Having dug through the mass of figures within Ericsson's and Nokia Siemens Networks' third quarter results, analysts believe that Ericsson's financial performance continues to outpace NSN's in a number of key business areas.
While NSN said that its third quarter results had been impacted by a shortage of components--particularly in high margin products--its net year-on-year sales in the key emerging market of China saw a decline of 7 per cent. In contrast, Ericsson's net sales into the Chinese and Southeast Asian markets underwent a 24 per cent increase during the same period.

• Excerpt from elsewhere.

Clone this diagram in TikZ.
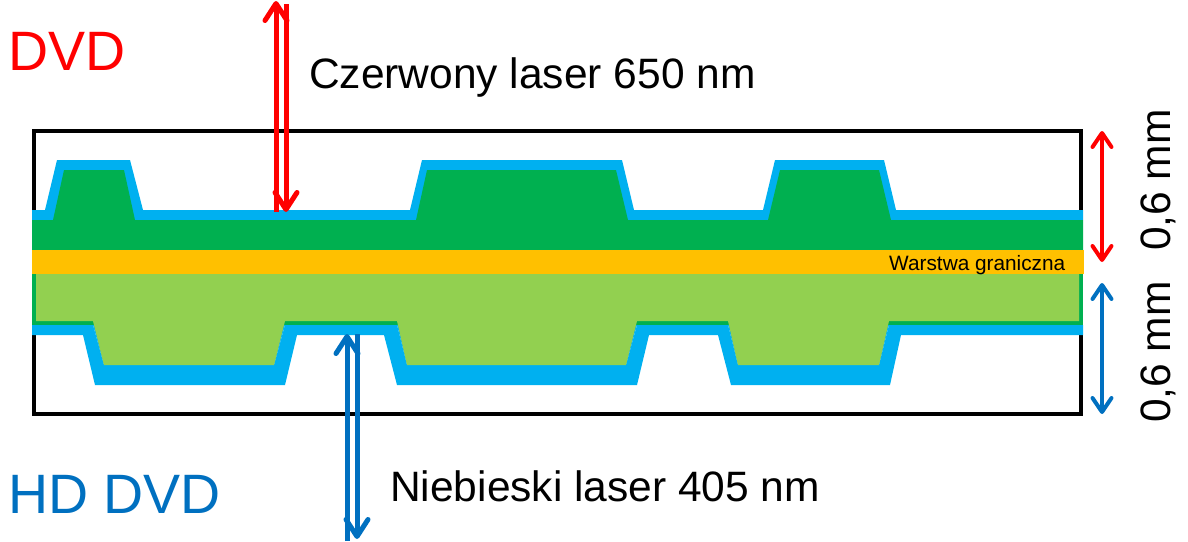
\documentclass[tikz,border=0pt]{standalone}
\usepackage{xcolor}
\usepackage{fontspec}
\setmainfont{Liberation Sans}
\usetikzlibrary{arrows.meta}
\definecolor{myred}{RGB}{255,0,0}
\definecolor{myblue}{RGB}{0,112,192}
\definecolor{mycyan}{RGB}{0,176,240}
\definecolor{mygreen}{RGB}{0,176,80}
\definecolor{mylime}{RGB}{146,208,80}
\definecolor{myamber}{RGB}{255,192,0}
\tikzset{
  lbl/.style={anchor=base west, inner sep=0pt, font=\fontsize{42.5}{42.5}\selectfont},
  bigtitle/.style={anchor=base west, inner sep=0pt, font=\fontsize{55.5}{55.5}\selectfont},
  dimlbl/.style={anchor=base, inner sep=0pt, rotate=90, font=\fontsize{42.5}{42.5}\selectfont},
  beam/.style={-{Straight Barb[length=17pt, width=22pt, line width=5pt, round]}, line width=5pt},
  dimarrow/.style={{Straight Barb[length=14pt, width=19pt, line width=4pt, round]}-{Straight Barb[length=14pt, width=19pt, line width=4pt, round]}, line width=4pt}
}
\begin{document}
\begin{tikzpicture}[x=1pt, y=-1pt]
  \useasboundingbox (0,0) rectangle (1188,541);

  % Frame
  \draw[line width=4pt] (34,131) rectangle (1081,414);

  % Upper layers
  \fill[mycyan] (32,210) -- (45,210) -- (57,160) -- (130,160) -- (143,210) -- (410,210) -- (422,160)
    -- (622,160) -- (634,210) -- (763,210) -- (775,160) -- (884,160) -- (896,210) -- (1083,210) -- (1083,220) -- (32,220) -- cycle;
  \fill[mygreen] (32,250) -- (32,220) -- (53,220) -- (64,170) -- (124,170) -- (135,220) -- (416,220) -- (427,170)
    -- (616,170) -- (628,220) -- (768,220) -- (780,170) -- (879,170) -- (891,220) -- (1083,220) -- (1083,250) -- cycle;

  % Lower layers
  \fill[mycyan] (32,325) -- (93,325) -- (104,365) -- (274,365) -- (285,325) -- (397,325) -- (407,365) -- (626,365)
    -- (637,325) -- (728,325) -- (738,365) -- (879,365) -- (889,325) -- (1083,325) -- (1083,335) -- (901,335) -- (890,385)
    -- (731,385) -- (718,335) -- (649,335) -- (637,385) -- (397,385) -- (384,335) -- (297,335) -- (285,385) -- (95,385) -- (83,335) -- (32,335) -- cycle;
  \fill[mygreen] (32,272) rectangle (1083,325);
  \fill[mycyan] (93,325) -- (104,365) -- (274,365) -- (285,325) -- cycle;
  \fill[mycyan] (397,325) -- (407,365) -- (626,365) -- (637,325) -- cycle;
  \fill[mycyan] (728,325) -- (738,365) -- (879,365) -- (889,325) -- cycle;
  \fill[mylime] (36,272) -- (1079,272) -- (1079,321) -- (889,321) -- (879,365) -- (738,365) -- (728,321) -- (637,321)
    -- (626,365) -- (407,365) -- (397,321) -- (285,321) -- (274,365) -- (104,365) -- (93,321) -- (36,321) -- cycle;

  % Boundary layer
  \fill[myamber] (32,250) rectangle (1084,274);
  \node[anchor=base west, inner sep=0pt, font=\fontsize{20.8}{20.8}\selectfont] (boundary) at (889,270) {Warstwa graniczna};

  % Red laser
  \coordinate (redin) at (286,4);
  \coordinate (redspot) at (286,212);
  \coordinate (redback) at (276,212);
  \coordinate (redout) at (276,1);
  \draw[beam, myred] (redin) -- (redspot);
  \draw[beam, myred] (redback) -- (redout);

  % Blue laser
  \coordinate (bluein) at (347,541);
  \coordinate (bluespot) at (347,334);
  \coordinate (blueback) at (357,334);
  \coordinate (blueout) at (357,539);
  \draw[beam, myblue] (bluein) -- (bluespot);
  \draw[beam, myblue] (blueback) -- (blueout);

  % Thickness arrows
  \coordinate (redtop) at (1102,131);
  \coordinate (redbot) at (1102,262);
  \coordinate (bluetop) at (1102,283);
  \coordinate (bluebot) at (1102,414);
  \draw[dimarrow, myred] (redtop) -- (redbot);
  \draw[dimarrow, myblue] (bluetop) -- (bluebot);

  % Labels
  \node[bigtitle, text=myred] (dvd) at (8,70) {DVD};
  \node[bigtitle, text=myblue] (hddvd) at (8,513) {HD DVD};
  \node[lbl] (redlabel) at (309,88) {Czerwony laser 650 nm};
  \node[lbl] (bluelabel) at (390,501) {Niebieski laser 405 nm};
  \node[dimlbl] (redthick) at (1170,180) {0,6 mm};
  \node[dimlbl] (bluethick) at (1170,352) {0,6 mm};
\end{tikzpicture}
\end{document}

Ericsson was also able to achieve higher cost savings than NSN, chiefly by a more rigorous job cutting exercise. However, the company also benefited by significantly increasing sales in the North American market following the mid-2009 purchase of Canada's Nortel multi-switch service.
Perhaps realising it was falling further behind Ericsson--and following the €116 million third quarter loss--NSN has announced a cost reduction programme mainly focused around cuts within its 7,400 Finnish workforce. The company, following the merger of Nokia's and Siemens' infrastructure elements, originally employed around 9,000 Finnish workers.
NSN has also implemented a management outsourcing initiative that will see management of orders operations passed to consulting agency Capgemini, reducing worldwide job numbers by 390.